# Replacing 2004 Audi TT Headunit with Bose...Please help!



## Fuzion15 (Feb 19, 2011)

Hi everyone,

I am obviously new to this site and I found it when I was searching for ways to replace my head unit with the factory Bose system in my 2004 Audi TT. I found a thread that talked about it with pictures, but there was no real info other than "use the crutchfield harness." 

So, I have everything I need from crutchfield and hooked everything up with the default harness configuration, but the radio does not come on when I plug everything in. 

Now, I have read reports of having to run a power wire to a fuse, which is confusing to me to find it. I have also read reports that the harness should just work. I am almost tmepted to purchase the C2R-Audi kit like people are saying, but it almost looks like more of the same just with a control box. 

I would appreciate all input possible.

Thank you


----------



## aTTlas (Feb 26, 2010)

I ordered my new head unit from Crutchfield, and it was pretty straightforward. There's the wire harness that plugs into the Audi plugs, and the wire harness for your new unit. Solder the corresponding leads together, and it's plug-n-play. If something isn't coming on, I'd re-test your connections. I'll be pulling mine apart later today to splice in another circuit if you need to see what I mean.


----------



## Fuzion15 (Feb 19, 2011)

Well, I looked at the wiring harness and the pins seem to not match up with the audi system.


----------



## aTTlas (Feb 26, 2010)

I think I may have misread your original post...are you trying to replace a standard HU with a Bose unit, or the Bose HU with an aftermarket setup?


----------



## Fuzion15 (Feb 19, 2011)

I am replacing the Bose HU with an aftermarket HU. 

Thank you. You didn't happen to take pics when you were in yours did you? lol.


----------



## TTRU (Mar 5, 2006)

I know you need two connections for switched and constant power. That screwed me up too - this might help, quite a few links in there.

GL!

http://forums.audiworld.com/showthread.php?p=16967250


----------



## Fuzion15 (Feb 19, 2011)

Thank you for the link. Can you tell me what you did with the switched/constant?


----------



## Doooglasss (Aug 28, 2009)

I believe the issue is that the CANBUS TT's only had constant power going to their stereo's. When hooking up an aftermarket stereo you need an ignition power source as well.

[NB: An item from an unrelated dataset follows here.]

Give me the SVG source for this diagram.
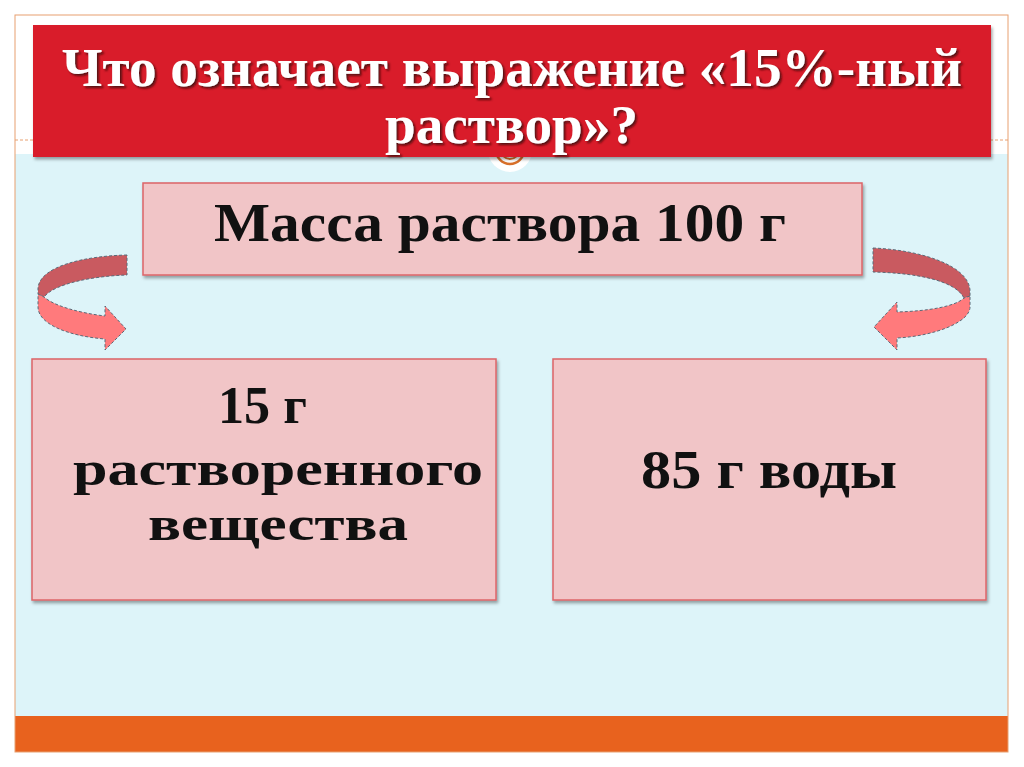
<svg xmlns="http://www.w3.org/2000/svg" width="1024" height="767" viewBox="0 0 1024 767">
<style>
.box{fill:#f1c5c7;stroke:#dc6468;stroke-width:1.5}
.txt{font-family:"Liberation Serif","DejaVu Serif",serif;font-weight:bold;fill:#111}
.title{font-family:"Liberation Serif","DejaVu Serif",serif;font-weight:bold;fill:#ffffff;font-size:54px}
.dark{fill:#c95a60;stroke:#5a6a78;stroke-width:1;stroke-dasharray:3 2}
.light{fill:#ff7a7c;stroke:#5a6a78;stroke-width:1;stroke-dasharray:3 2}
</style>
<defs>
<filter id="sh" x="-5%" y="-10%" width="110%" height="130%">
<feDropShadow dx="1.5" dy="2.5" stdDeviation="1.5" flood-color="#000" flood-opacity="0.35"/>
</filter>
<filter id="tsh" x="-5%" y="-20%" width="110%" height="150%">
<feDropShadow dx="2" dy="2" stdDeviation="1.2" flood-color="#4a0a0a" flood-opacity="0.9"/>
</filter>
</defs>
<rect x="0" y="0" width="1024" height="767" fill="#ffffff"/>
<g id="frame">
<rect x="15" y="154" width="993" height="562" fill="#ddf4f9"/>
<line x1="15" y1="140" x2="1008" y2="140" stroke="#e8a070" stroke-width="1" stroke-dasharray="3 2"/>
<rect x="15" y="716" width="993" height="36" fill="#e8621e"/>
<rect x="15" y="15" width="993" height="737" fill="none" stroke="#e8a070" stroke-width="1"/>
<circle cx="510" cy="150" r="22" fill="#ffffff"/>
<circle cx="510" cy="150" r="14" fill="none" stroke="#d8702a" stroke-width="2.5"/>
<circle cx="510" cy="150" r="9" fill="none" stroke="#d8702a" stroke-width="2"/>
</g>
<g id="title">
<rect x="33" y="25" width="958" height="132" fill="#d91f2a" filter="url(#sh)"/>
<g filter="url(#tsh)">
<text class="title" x="62" y="86" textLength="900" lengthAdjust="spacingAndGlyphs">Что означает выражение «15%-ный</text>
<text class="title" x="385" y="143" textLength="253" lengthAdjust="spacingAndGlyphs">раствор»?</text>
</g>
</g>
<g id="connectors">
<path class="dark" d="M127,255 C85,256 40,266 38,288 L38,294 L44,297 C55,283 95,276 127,275 Z"/>
<path class="light" d="M38,294 L44,297 C54,306 80,313 105,316 L105,306 L126,329 L105,350 L105,339 C68,336 38,324 38,307 Z"/>
<path class="dark" d="M873,248 C920,250 968,265 970,290 L970,296 L964,298 C955,280 915,273 873,272 Z"/>
<path class="light" d="M970,296 L964,298 C956,306 930,311 897,312 L897,302 L874,327 L897,350 L897,338 C935,336 970,322 970,307 Z"/>
</g>
<g id="node-mass">
<rect class="box" x="143" y="183" width="719" height="92" filter="url(#sh)"/>
<text class="txt" x="214" y="241" font-size="54" textLength="572" lengthAdjust="spacingAndGlyphs">Масса раствора 100 г</text>
</g>
<g id="node-solute">
<rect class="box" x="32" y="359" width="464" height="241" filter="url(#sh)"/>
<text class="txt" x="218" y="423" font-size="52" textLength="89" lengthAdjust="spacingAndGlyphs">15 г</text>
<text class="txt" x="73" y="485" font-size="48" textLength="410" lengthAdjust="spacingAndGlyphs">растворенного</text>
<text class="txt" x="148" y="540" font-size="48" textLength="260" lengthAdjust="spacingAndGlyphs">вещества</text>
</g>
<g id="node-water">
<rect class="box" x="553" y="359" width="433" height="241" filter="url(#sh)"/>
<text class="txt" x="641" y="488" font-size="54" textLength="256" lengthAdjust="spacingAndGlyphs">85 г воды</text>
</g>
</svg>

Power sources can be found under the drivers side dash. Use the very beginning of this DIY to learn how to remove the dash.

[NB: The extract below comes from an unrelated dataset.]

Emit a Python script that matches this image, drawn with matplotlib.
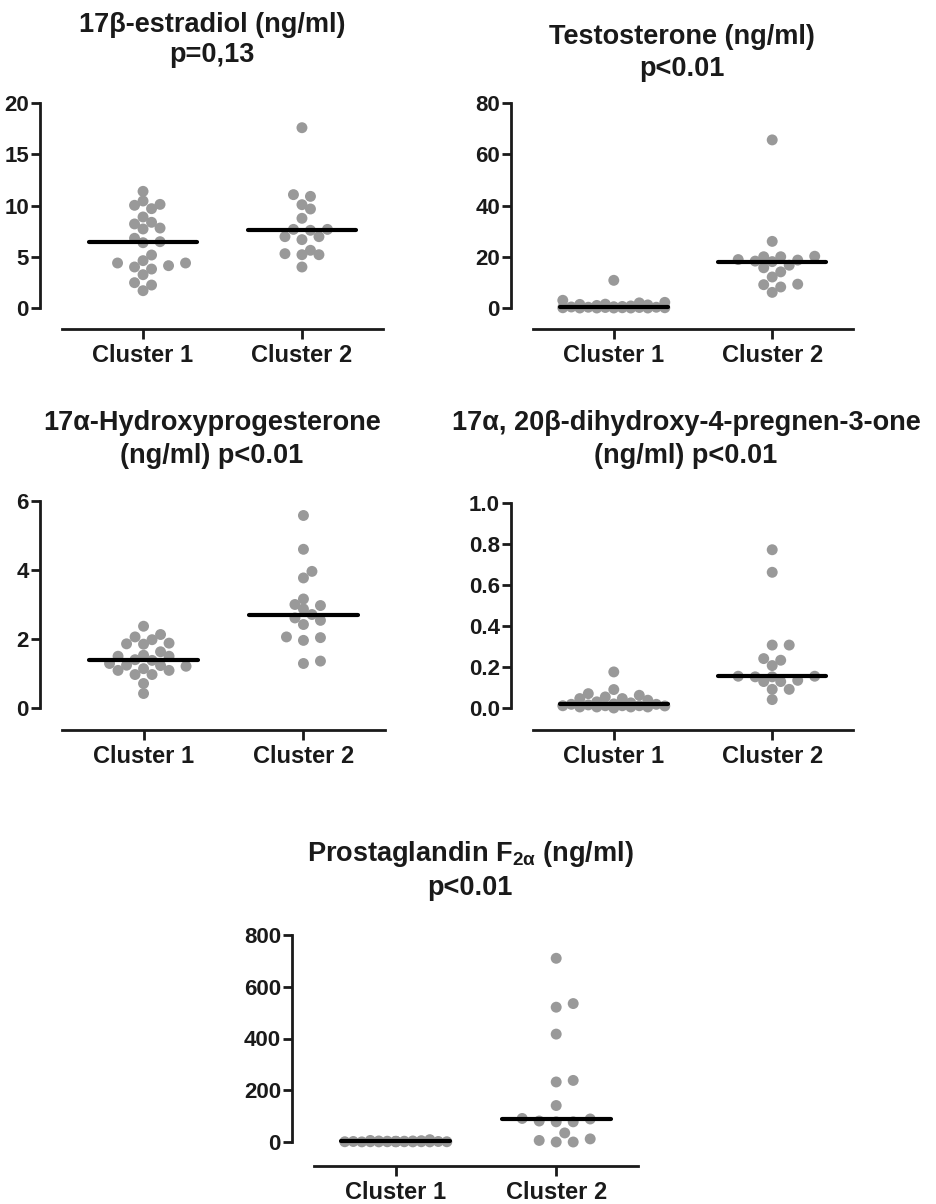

http://forums.vwvortex.com/showthread.php?4782217

I can be wrong as well so go over your connections and see what wire you're missing. If it's constant or switched. Either way both of those connections can be found under the dash. Use a multimeter. I'd strongly recommend an inline fuse setup unless your stereo has a fuse on the back of it.


----------



## Fuzion15 (Feb 19, 2011)

That is where I am getting confused. Some people are doing it without running the additional cable. I see a lot of people saying that the wire harness is just fine. I am confused about it lol.


----------



## poopie (Feb 22, 2005)

it depends on the year. Early model TT's were no can-bus and the adapter harness would be fine. Just run 2 addition lines from under the knee bolster. The easiest place to grab the ACC on power is from the VAG-com connector harness.


----------



## Doooglasss (Aug 28, 2009)

I would not hack into the OBD port connection when you can just unscrew a 10mm bolt right next to it and slide the wire in. There are both always on and ignition power on those terminals. 

Pre 2003 TT's were KEYCOM and could use a direct plug and play harness without additional wires.


----------



## Fuzion15 (Feb 19, 2011)

Ok so I am assuming the 04 model is a CANBUS...what about the C2R-Audi by PAC...does that eliminate the need and make it worth the extra $100 instead of running the wire to the fuses?

I appreciate everyone who has chimed in so far.


----------